◆ **Required task**
Copy everything in the data below exactly except the pictures.
════
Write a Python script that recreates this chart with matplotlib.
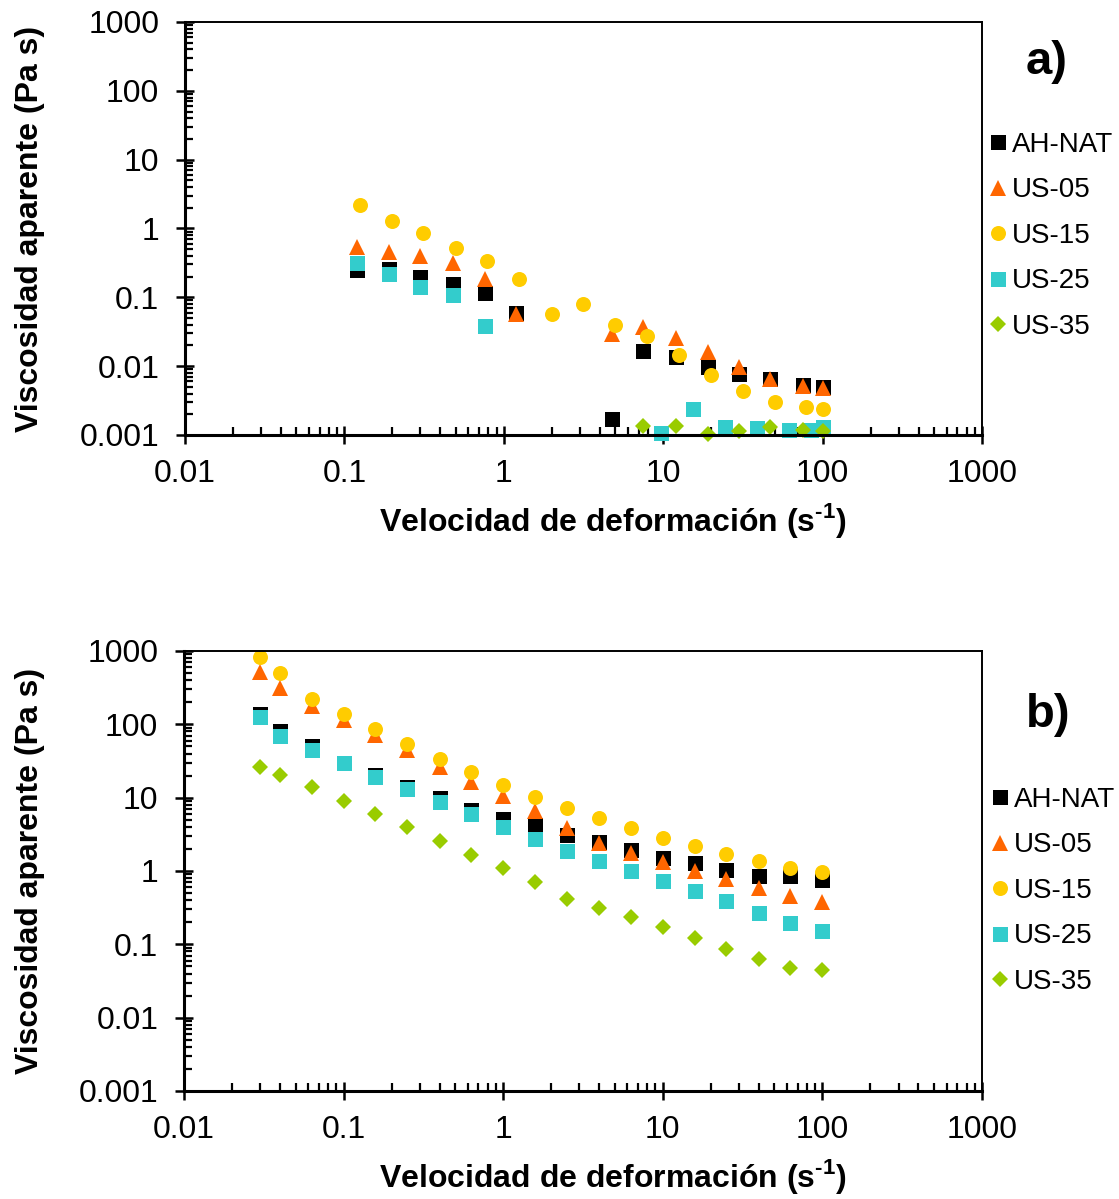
import matplotlib
matplotlib.use('Agg')
import matplotlib.pyplot as plt
from matplotlib.ticker import LogLocator, FuncFormatter, NullFormatter

plt.rcParams['font.family'] = 'Liberation Sans'
plt.rcParams['mathtext.fontset'] = 'custom'
plt.rcParams['mathtext.rm'] = 'Liberation Sans'
plt.rcParams['mathtext.bf'] = 'Liberation Sans:bold'

# ---- panel a) ----
rate_a = [0.12, 0.19, 0.30, 0.48, 0.76, 1.2, 4.8, 7.5, 12, 19, 30, 47, 75, 100]
rate_a15 = [0.125, 0.2, 0.31, 0.5, 0.79, 1.25, 2.0, 3.15, 5.0, 7.9, 12.5, 20, 31.5, 50, 79, 100]
rate_a25 = [0.12, 0.19, 0.30, 0.48, 0.76, 9.7, 15.4, 24.4, 38.7, 61.5, 85, 100]
rate_a35 = [7.5, 12, 19, 30, 47, 75, 100]

ahnat_a = [0.25, 0.26, 0.20, 0.156, 0.116, 0.059, 0.0017, 0.0165, 0.0136, 0.0097, 0.0077, 0.0065, 0.0053, 0.005]
us05_a = [0.54, 0.455, 0.40, 0.315, 0.185, 0.057, 0.029, 0.037, 0.0256, 0.016, 0.0097, 0.0065, 0.0052, 0.0048]
us15_a = [2.19, 1.28, 0.86, 0.52, 0.337, 0.185, 0.057, 0.080, 0.0396, 0.0274, 0.0145, 0.0074, 0.0044, 0.0030, 0.00255, 0.0024]
us25_a = [0.315, 0.218, 0.141, 0.108, 0.038, 0.00106, 0.00236, 0.00132, 0.00125, 0.0012, 0.0012, 0.00132]
us35_a = [0.00136, 0.00136, 0.00103, 0.00114, 0.00132, 0.00117, 0.00114]

# ---- panel b) ----
rate_b = [0.03, 0.04, 0.063, 0.1, 0.158, 0.25, 0.4, 0.63, 1.0, 1.58, 2.5, 4.0, 6.3, 10, 15.8, 25, 40, 63, 100]
ahnat_b = [138, 82, 50.7, 30, 20.6, 14.1, 9.9, 6.8, 5.07, 4.24, 3.06, 2.48, 1.93, 1.52, 1.27, 1.03, 0.855, 0.85, 0.75]
us05_b = [522, 316, 178, 115, 71.6, 44.7, 26.5, 16.5, 10.5, 6.6, 3.8, 2.43, 1.78, 1.33, 1.01, 0.77, 0.58, 0.46, 0.38]
us15_b = [835, 496, 221, 138, 87.5, 53.4, 33.7, 22.1, 14.9, 10.3, 7.3, 5.2, 3.82, 2.85, 2.19, 1.71, 1.38, 1.11, 0.97]
us25_b = [124, 70, 44.7, 30, 19.3, 13.1, 8.6, 5.9, 4.0, 2.7, 1.87, 1.38, 1.0, 0.73, 0.53, 0.385, 0.27, 0.197, 0.152]
us35_b = [25.9, 20.4, 13.8, 9.0, 6.0, 3.94, 2.56, 1.65, 1.09, 0.71, 0.42, 0.31, 0.238, 0.17, 0.121, 0.087, 0.063, 0.047, 0.045]

labels = ['AH-NAT', 'US-05', 'US-15', 'US-25', 'US-35']
colors = ['#000000', '#FF6600', '#FFCC00', '#33CCCC', '#99CC00']
markers = ['s', '^', 'o', 's', 'D']
sizes = [10.8, 11, 10.8, 10.8, 8]

W, H = 1119, 1199
fig = plt.figure(figsize=(W / 100, H / 100), dpi=100)


def panel(box, series, letter, letter_xy, leg_xy):
    l, t, r, b = box
    ax = fig.add_axes([l / W, 1 - b / H, (r - l) / W, (b - t) / H])
    for (x, y), lab, c, m, s in zip(series, labels, colors, markers, sizes):
        ax.plot(x, y, ls='none', marker=m, ms=s, color=c, mec=c, mew=0,
                label=lab, clip_on=False)
    ax.set_xscale('log')
    ax.set_yscale('log')
    ax.set_xlim(0.01, 1000)
    ax.set_ylim(0.001, 1000)
    fmt = FuncFormatter(lambda v, p: '%g' % v)
    for axis in (ax.xaxis, ax.yaxis):
        axis.set_major_locator(LogLocator(base=10, numticks=20))
        axis.set_minor_locator(LogLocator(base=10, subs=range(2, 10), numticks=20))
        axis.set_major_formatter(fmt)
        axis.set_minor_formatter(NullFormatter())
    ax.tick_params(which='major', direction='inout', length=13, width=1.8,
                   labelsize=23, color='black')
    ax.tick_params(which='minor', direction='in', length=6, width=1.6)
    ax.tick_params(axis='x', which='major', pad=11)
    ax.tick_params(axis='y', which='major', pad=12)
    for side in ('left', 'bottom'):
        ax.spines[side].set_linewidth(2.2)
    for side in ('top', 'right'):
        ax.spines[side].set_linewidth(1.4)

    ax.set_xlabel('Velocidad de deformación (s$^{\\mathbf{\u20101}}$)',
                  fontsize=23, fontweight='bold')
    ax.xaxis.set_label_coords((613 - l) / (r - l), -66 / (b - t))
    ax.set_ylabel('Viscosidad aparente (Pa s)', fontsize=23, fontweight='bold')
    ax.yaxis.set_label_coords((45 - l) / (r - l), 0.5)

    fig.text(letter_xy[0] / W, 1 - letter_xy[1] / H, letter, fontsize=34,
             fontweight='bold', ha='center', va='center')
    ax.legend(loc='upper left', bbox_to_anchor=(leg_xy[0] / W, 1 - leg_xy[1] / H),
              bbox_transform=fig.transFigure, frameon=False, fontsize=20,
              handlelength=0.6, handletextpad=0.2, borderpad=0, borderaxespad=0,
              labelspacing=0.7, numpoints=1)
    return ax


panel((185, 22, 982, 435),
      [(rate_a, ahnat_a), (rate_a, us05_a), (rate_a15, us15_a),
       (rate_a25, us25_a), (rate_a35, us35_a)],
      'a)', (1047, 62), (990, 132))

panel((184, 651, 982, 1091),
      [(rate_b, ahnat_b), (rate_b, us05_b), (rate_b, us15_b),
       (rate_b, us25_b), (rate_b, us35_b)],
      'b)', (1048, 715), (992, 787))

fig.savefig('out.png', dpi=100)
════
◆ **Written answer**
Write a Python script that recreates this chart with matplotlib.
import matplotlib
matplotlib.use('Agg')
import matplotlib.pyplot as plt
from matplotlib.ticker import LogLocator, FuncFormatter, NullFormatter

plt.rcParams['font.family'] = 'Liberation Sans'
plt.rcParams['mathtext.fontset'] = 'custom'
plt.rcParams['mathtext.rm'] = 'Liberation Sans'
plt.rcParams['mathtext.bf'] = 'Liberation Sans:bold'

# ---- panel a) ----
rate_a = [0.12, 0.19, 0.30, 0.48, 0.76, 1.2, 4.8, 7.5, 12, 19, 30, 47, 75, 100]
rate_a15 = [0.125, 0.2, 0.31, 0.5, 0.79, 1.25, 2.0, 3.15, 5.0, 7.9, 12.5, 20, 31.5, 50, 79, 100]
rate_a25 = [0.12, 0.19, 0.30, 0.48, 0.76, 9.7, 15.4, 24.4, 38.7, 61.5, 85, 100]
rate_a35 = [7.5, 12, 19, 30, 47, 75, 100]

ahnat_a = [0.25, 0.26, 0.20, 0.156, 0.116, 0.059, 0.0017, 0.0165, 0.0136, 0.0097, 0.0077, 0.0065, 0.0053, 0.005]
us05_a = [0.54, 0.455, 0.40, 0.315, 0.185, 0.057, 0.029, 0.037, 0.0256, 0.016, 0.0097, 0.0065, 0.0052, 0.0048]
us15_a = [2.19, 1.28, 0.86, 0.52, 0.337, 0.185, 0.057, 0.080, 0.0396, 0.0274, 0.0145, 0.0074, 0.0044, 0.0030, 0.00255, 0.0024]
us25_a = [0.315, 0.218, 0.141, 0.108, 0.038, 0.00106, 0.00236, 0.00132, 0.00125, 0.0012, 0.0012, 0.00132]
us35_a = [0.00136, 0.00136, 0.00103, 0.00114, 0.00132, 0.00117, 0.00114]

# ---- panel b) ----
rate_b = [0.03, 0.04, 0.063, 0.1, 0.158, 0.25, 0.4, 0.63, 1.0, 1.58, 2.5, 4.0, 6.3, 10, 15.8, 25, 40, 63, 100]
ahnat_b = [138, 82, 50.7, 30, 20.6, 14.1, 9.9, 6.8, 5.07, 4.24, 3.06, 2.48, 1.93, 1.52, 1.27, 1.03, 0.855, 0.85, 0.75]
us05_b = [522, 316, 178, 115, 71.6, 44.7, 26.5, 16.5, 10.5, 6.6, 3.8, 2.43, 1.78, 1.33, 1.01, 0.77, 0.58, 0.46, 0.38]
us15_b = [835, 496, 221, 138, 87.5, 53.4, 33.7, 22.1, 14.9, 10.3, 7.3, 5.2, 3.82, 2.85, 2.19, 1.71, 1.38, 1.11, 0.97]
us25_b = [124, 70, 44.7, 30, 19.3, 13.1, 8.6, 5.9, 4.0, 2.7, 1.87, 1.38, 1.0, 0.73, 0.53, 0.385, 0.27, 0.197, 0.152]
us35_b = [25.9, 20.4, 13.8, 9.0, 6.0, 3.94, 2.56, 1.65, 1.09, 0.71, 0.42, 0.31, 0.238, 0.17, 0.121, 0.087, 0.063, 0.047, 0.045]

labels = ['AH-NAT', 'US-05', 'US-15', 'US-25', 'US-35']
colors = ['#000000', '#FF6600', '#FFCC00', '#33CCCC', '#99CC00']
markers = ['s', '^', 'o', 's', 'D']
sizes = [10.8, 11, 10.8, 10.8, 8]

W, H = 1119, 1199
fig = plt.figure(figsize=(W / 100, H / 100), dpi=100)


def panel(box, series, letter, letter_xy, leg_xy):
    l, t, r, b = box
    ax = fig.add_axes([l / W, 1 - b / H, (r - l) / W, (b - t) / H])
    for (x, y), lab, c, m, s in zip(series, labels, colors, markers, sizes):
        ax.plot(x, y, ls='none', marker=m, ms=s, color=c, mec=c, mew=0,
                label=lab, clip_on=False)
    ax.set_xscale('log')
    ax.set_yscale('log')
    ax.set_xlim(0.01, 1000)
    ax.set_ylim(0.001, 1000)
    fmt = FuncFormatter(lambda v, p: '%g' % v)
    for axis in (ax.xaxis, ax.yaxis):
        axis.set_major_locator(LogLocator(base=10, numticks=20))
        axis.set_minor_locator(LogLocator(base=10, subs=range(2, 10), numticks=20))
        axis.set_major_formatter(fmt)
        axis.set_minor_formatter(NullFormatter())
    ax.tick_params(which='major', direction='inout', length=13, width=1.8,
                   labelsize=23, color='black')
    ax.tick_params(which='minor', direction='in', length=6, width=1.6)
    ax.tick_params(axis='x', which='major', pad=11)
    ax.tick_params(axis='y', which='major', pad=12)
    for side in ('left', 'bottom'):
        ax.spines[side].set_linewidth(2.2)
    for side in ('top', 'right'):
        ax.spines[side].set_linewidth(1.4)

    ax.set_xlabel('Velocidad de deformación (s$^{\\mathbf{\u20101}}$)',
                  fontsize=23, fontweight='bold')
    ax.xaxis.set_label_coords((613 - l) / (r - l), -66 / (b - t))
    ax.set_ylabel('Viscosidad aparente (Pa s)', fontsize=23, fontweight='bold')
    ax.yaxis.set_label_coords((45 - l) / (r - l), 0.5)

    fig.text(letter_xy[0] / W, 1 - letter_xy[1] / H, letter, fontsize=34,
             fontweight='bold', ha='center', va='center')
    ax.legend(loc='upper left', bbox_to_anchor=(leg_xy[0] / W, 1 - leg_xy[1] / H),
              bbox_transform=fig.transFigure, frameon=False, fontsize=20,
              handlelength=0.6, handletextpad=0.2, borderpad=0, borderaxespad=0,
              labelspacing=0.7, numpoints=1)
    return ax


panel((185, 22, 982, 435),
      [(rate_a, ahnat_a), (rate_a, us05_a), (rate_a15, us15_a),
       (rate_a25, us25_a), (rate_a35, us35_a)],
      'a)', (1047, 62), (990, 132))

panel((184, 651, 982, 1091),
      [(rate_b, ahnat_b), (rate_b, us05_b), (rate_b, us15_b),
       (rate_b, us25_b), (rate_b, us35_b)],
      'b)', (1048, 715), (992, 787))

fig.savefig('out.png', dpi=100)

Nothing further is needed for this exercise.